### EXERCISE DIRECTIONS:
Quote the data below in full, minus the images.

### COLLECTED MATERIAL:
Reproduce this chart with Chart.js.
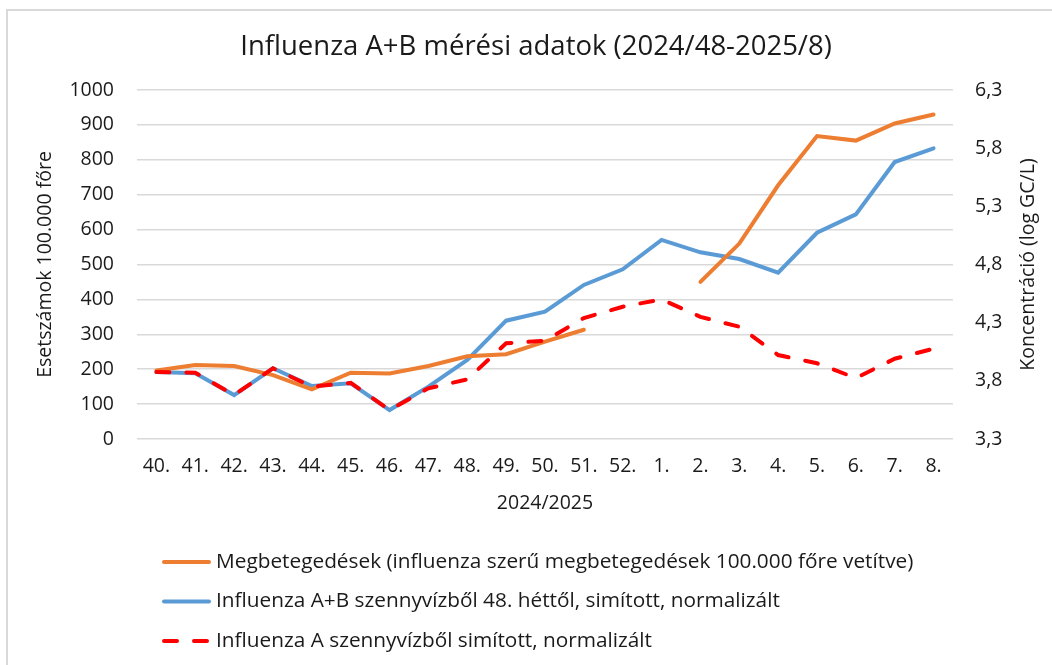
<!DOCTYPE html>
<html>
<head>
<meta charset="utf-8">
<script src="https://cdn.jsdelivr.net/npm/chart.js@4.4.1/dist/chart.umd.min.js"></script>
<style>
  html, body { margin: 0; padding: 0; background: #fff; }
  #wrap { width: 1052px; height: 665px; }
</style>
</head>
<body>
<div id="wrap"><canvas id="fluChart" width="1052" height="665"></canvas></div>
<script>
// ── Data ───────────────────────────────────────────
const weeks = ['40.', '41.', '42.', '43.', '44.', '45.', '46.', '47.', '48.', '49.', '50.', '51.', '52.',
               '1.', '2.', '3.', '4.', '5.', '6.', '7.', '8.'];

// cases per 100.000 (left axis), gap at 52. and 1.
const cases = [196, 212, 209, 183, 142, 190, 188, 209, 237, 243, 279, 313, null,
               null, 450, 560, 727, 868, 855, 904, 930];

// wastewater concentration, log GC/L (right axis)
const abWaste = [3.876, 3.865, 3.678, 3.908, 3.756, 3.779, 3.549, 3.75, 3.979, 4.317, 4.394, 4.624, 4.759,
                 5.011, 4.905, 4.847, 4.730, 5.073, 5.231, 5.681, 5.799];
const aWaste  = [3.876, 3.87, 3.678, 3.908, 3.75, 3.782, 3.549, 3.736, 3.813, 4.123, 4.145, 4.34, 4.437,
                 4.50, 4.35, 4.265, 4.022, 3.951, 3.824, 3.99, 4.076];

const seriesNames = [
  'Megbetegedések (influenza szerű megbetegedések 100.000 főre vetítve)',
  'Influenza A+B szennyvízből 48. héttől, simított, normalizált',
  'Influenza A szennyvízből simított, normalizált'
];

const FONT = "'Open Sans', 'Noto Sans', sans-serif";
const TEXT = '#1a1a1a';

// ── Frame, right axis title, legend ────────────────
const extras = {
  id: 'extras',
  beforeDraw(chart) {
    const ctx = chart.ctx;
    ctx.save();
    ctx.strokeStyle = '#d9d9d9';
    ctx.lineWidth = 2;
    ctx.strokeRect(7, 10, 1060, 700);
    ctx.restore();
  },
  afterDraw(chart) {
    const ctx = chart.ctx;
    const area = chart.chartArea;
    ctx.save();
    ctx.fillStyle = TEXT;
    ctx.font = `19.5px ${FONT}`;
    ctx.textAlign = 'center';
    ctx.textBaseline = 'middle';
    ctx.translate(1028, (area.top + area.bottom) / 2);
    ctx.rotate(-Math.PI / 2);
    ctx.fillText('Koncentráció (log GC/L)', 0, 0);
    ctx.restore();

    // legend, one item per row
    ctx.save();
    ctx.font = `20.8px ${FONT}`;
    ctx.textBaseline = 'middle';
    ctx.textAlign = 'left';
    chart.data.datasets.forEach((ds, i) => {
      const y = 562 + i * 39.5;
      ctx.strokeStyle = ds.borderColor;
      ctx.lineWidth = ds.borderWidth;
      ctx.lineCap = 'round';
      ctx.setLineDash(ds.borderDash || []);
      ctx.beginPath();
      ctx.moveTo(164, y);
      ctx.lineTo(209, y);
      ctx.stroke();
      ctx.setLineDash([]);
      ctx.fillStyle = TEXT;
      ctx.fillText(ds.label, 216, y);
    });
    ctx.restore();
  }
};

new Chart(document.getElementById('fluChart'), {
  type: 'line',
  data: {
    labels: weeks,
    datasets: [
      {
        label: seriesNames[0], data: cases, yAxisID: 'y',
        borderColor: '#ED7D31', borderWidth: 4, pointRadius: 0, tension: 0,
        spanGaps: false, borderCapStyle: 'round', order: 1
      },
      {
        label: seriesNames[1], data: abWaste, yAxisID: 'y1',
        borderColor: '#5B9BD5', borderWidth: 4, pointRadius: 0, tension: 0,
        borderCapStyle: 'round', order: 2
      },
      {
        label: seriesNames[2], data: aWaste, yAxisID: 'y1',
        borderColor: '#FF0000', borderWidth: 4, pointRadius: 0, tension: 0,
        borderDash: [13, 17], borderCapStyle: 'round', order: 0
      }
    ]
  },
  options: {
    responsive: false,
    animation: false,
    layout: { padding: { left: 20, right: 0, top: 0, bottom: 146 } },
    plugins: {
      legend: { display: false },
      tooltip: { enabled: false },
      title: {
        display: true,
        text: 'Influenza A+B mérési adatok (2024/48-2025/8)',
        color: TEXT,
        font: { family: FONT, size: 27.5, weight: 'normal', lineHeight: 1.2 },
        padding: { top: 31, bottom: 26 }
      }
    },
    scales: {
      x: {
        offset: true,
        grid: { display: false, drawTicks: false },
        border: { display: false },
        ticks: { color: TEXT, font: { family: FONT, size: 19.5 }, padding: 16, maxRotation: 0, autoSkip: false },
        title: { display: true, text: '2024/2025', color: TEXT, font: { family: FONT, size: 19.5 }, padding: { top: 0, bottom: 4 } },
        afterFit: s => { s.height = 80; }
      },
      y: {
        position: 'left',
        min: 0, max: 1000,
        ticks: {
          stepSize: 100, color: TEXT, font: { family: FONT, size: 19.5 }, padding: 23,
          callback: v => String(v)
        },
        grid: { color: '#d9d9d9', lineWidth: 1.5, drawTicks: false },
        border: { display: false },
        title: { display: true, text: 'Esetszámok 100.000 főre', color: TEXT, font: { family: FONT, size: 19.5 }, padding: { top: 14, bottom: 0 } },
        afterFit: s => { s.width = 117; }
      },
      y1: {
        position: 'right',
        min: 3.3, max: 6.3,
        ticks: {
          stepSize: 0.5, color: TEXT, font: { family: FONT, size: 19.5 }, padding: 22,
          callback: v => v.toFixed(1).replace('.', ',')
        },
        grid: { display: false, drawTicks: false },
        border: { display: false },
        afterFit: s => { s.width = 99; }
      }
    }
  },
  plugins: [extras]
});
</script>
</body>
</html>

### EXERCISE SOLUTION:
Reproduce this chart with Chart.js.
<!DOCTYPE html>
<html>
<head>
<meta charset="utf-8">
<script src="https://cdn.jsdelivr.net/npm/chart.js@4.4.1/dist/chart.umd.min.js"></script>
<style>
  html, body { margin: 0; padding: 0; background: #fff; }
  #wrap { width: 1052px; height: 665px; }
</style>
</head>
<body>
<div id="wrap"><canvas id="fluChart" width="1052" height="665"></canvas></div>
<script>
// ── Data ───────────────────────────────────────────
const weeks = ['40.', '41.', '42.', '43.', '44.', '45.', '46.', '47.', '48.', '49.', '50.', '51.', '52.',
               '1.', '2.', '3.', '4.', '5.', '6.', '7.', '8.'];

// cases per 100.000 (left axis), gap at 52. and 1.
const cases = [196, 212, 209, 183, 142, 190, 188, 209, 237, 243, 279, 313, null,
               null, 450, 560, 727, 868, 855, 904, 930];

// wastewater concentration, log GC/L (right axis)
const abWaste = [3.876, 3.865, 3.678, 3.908, 3.756, 3.779, 3.549, 3.75, 3.979, 4.317, 4.394, 4.624, 4.759,
                 5.011, 4.905, 4.847, 4.730, 5.073, 5.231, 5.681, 5.799];
const aWaste  = [3.876, 3.87, 3.678, 3.908, 3.75, 3.782, 3.549, 3.736, 3.813, 4.123, 4.145, 4.34, 4.437,
                 4.50, 4.35, 4.265, 4.022, 3.951, 3.824, 3.99, 4.076];

const seriesNames = [
  'Megbetegedések (influenza szerű megbetegedések 100.000 főre vetítve)',
  'Influenza A+B szennyvízből 48. héttől, simított, normalizált',
  'Influenza A szennyvízből simított, normalizált'
];

const FONT = "'Open Sans', 'Noto Sans', sans-serif";
const TEXT = '#1a1a1a';

// ── Frame, right axis title, legend ────────────────
const extras = {
  id: 'extras',
  beforeDraw(chart) {
    const ctx = chart.ctx;
    ctx.save();
    ctx.strokeStyle = '#d9d9d9';
    ctx.lineWidth = 2;
    ctx.strokeRect(7, 10, 1060, 700);
    ctx.restore();
  },
  afterDraw(chart) {
    const ctx = chart.ctx;
    const area = chart.chartArea;
    ctx.save();
    ctx.fillStyle = TEXT;
    ctx.font = `19.5px ${FONT}`;
    ctx.textAlign = 'center';
    ctx.textBaseline = 'middle';
    ctx.translate(1028, (area.top + area.bottom) / 2);
    ctx.rotate(-Math.PI / 2);
    ctx.fillText('Koncentráció (log GC/L)', 0, 0);
    ctx.restore();

    // legend, one item per row
    ctx.save();
    ctx.font = `20.8px ${FONT}`;
    ctx.textBaseline = 'middle';
    ctx.textAlign = 'left';
    chart.data.datasets.forEach((ds, i) => {
      const y = 562 + i * 39.5;
      ctx.strokeStyle = ds.borderColor;
      ctx.lineWidth = ds.borderWidth;
      ctx.lineCap = 'round';
      ctx.setLineDash(ds.borderDash || []);
      ctx.beginPath();
      ctx.moveTo(164, y);
      ctx.lineTo(209, y);
      ctx.stroke();
      ctx.setLineDash([]);
      ctx.fillStyle = TEXT;
      ctx.fillText(ds.label, 216, y);
    });
    ctx.restore();
  }
};

new Chart(document.getElementById('fluChart'), {
  type: 'line',
  data: {
    labels: weeks,
    datasets: [
      {
        label: seriesNames[0], data: cases, yAxisID: 'y',
        borderColor: '#ED7D31', borderWidth: 4, pointRadius: 0, tension: 0,
        spanGaps: false, borderCapStyle: 'round', order: 1
      },
      {
        label: seriesNames[1], data: abWaste, yAxisID: 'y1',
        borderColor: '#5B9BD5', borderWidth: 4, pointRadius: 0, tension: 0,
        borderCapStyle: 'round', order: 2
      },
      {
        label: seriesNames[2], data: aWaste, yAxisID: 'y1',
        borderColor: '#FF0000', borderWidth: 4, pointRadius: 0, tension: 0,
        borderDash: [13, 17], borderCapStyle: 'round', order: 0
      }
    ]
  },
  options: {
    responsive: false,
    animation: false,
    layout: { padding: { left: 20, right: 0, top: 0, bottom: 146 } },
    plugins: {
      legend: { display: false },
      tooltip: { enabled: false },
      title: {
        display: true,
        text: 'Influenza A+B mérési adatok (2024/48-2025/8)',
        color: TEXT,
        font: { family: FONT, size: 27.5, weight: 'normal', lineHeight: 1.2 },
        padding: { top: 31, bottom: 26 }
      }
    },
    scales: {
      x: {
        offset: true,
        grid: { display: false, drawTicks: false },
        border: { display: false },
        ticks: { color: TEXT, font: { family: FONT, size: 19.5 }, padding: 16, maxRotation: 0, autoSkip: false },
        title: { display: true, text: '2024/2025', color: TEXT, font: { family: FONT, size: 19.5 }, padding: { top: 0, bottom: 4 } },
        afterFit: s => { s.height = 80; }
      },
      y: {
        position: 'left',
        min: 0, max: 1000,
        ticks: {
          stepSize: 100, color: TEXT, font: { family: FONT, size: 19.5 }, padding: 23,
          callback: v => String(v)
        },
        grid: { color: '#d9d9d9', lineWidth: 1.5, drawTicks: false },
        border: { display: false },
        title: { display: true, text: 'Esetszámok 100.000 főre', color: TEXT, font: { family: FONT, size: 19.5 }, padding: { top: 14, bottom: 0 } },
        afterFit: s => { s.width = 117; }
      },
      y1: {
        position: 'right',
        min: 3.3, max: 6.3,
        ticks: {
          stepSize: 0.5, color: TEXT, font: { family: FONT, size: 19.5 }, padding: 22,
          callback: v => v.toFixed(1).replace('.', ',')
        },
        grid: { display: false, drawTicks: false },
        border: { display: false },
        afterFit: s => { s.width = 99; }
      }
    }
  },
  plugins: [extras]
});
</script>
</body>
</html>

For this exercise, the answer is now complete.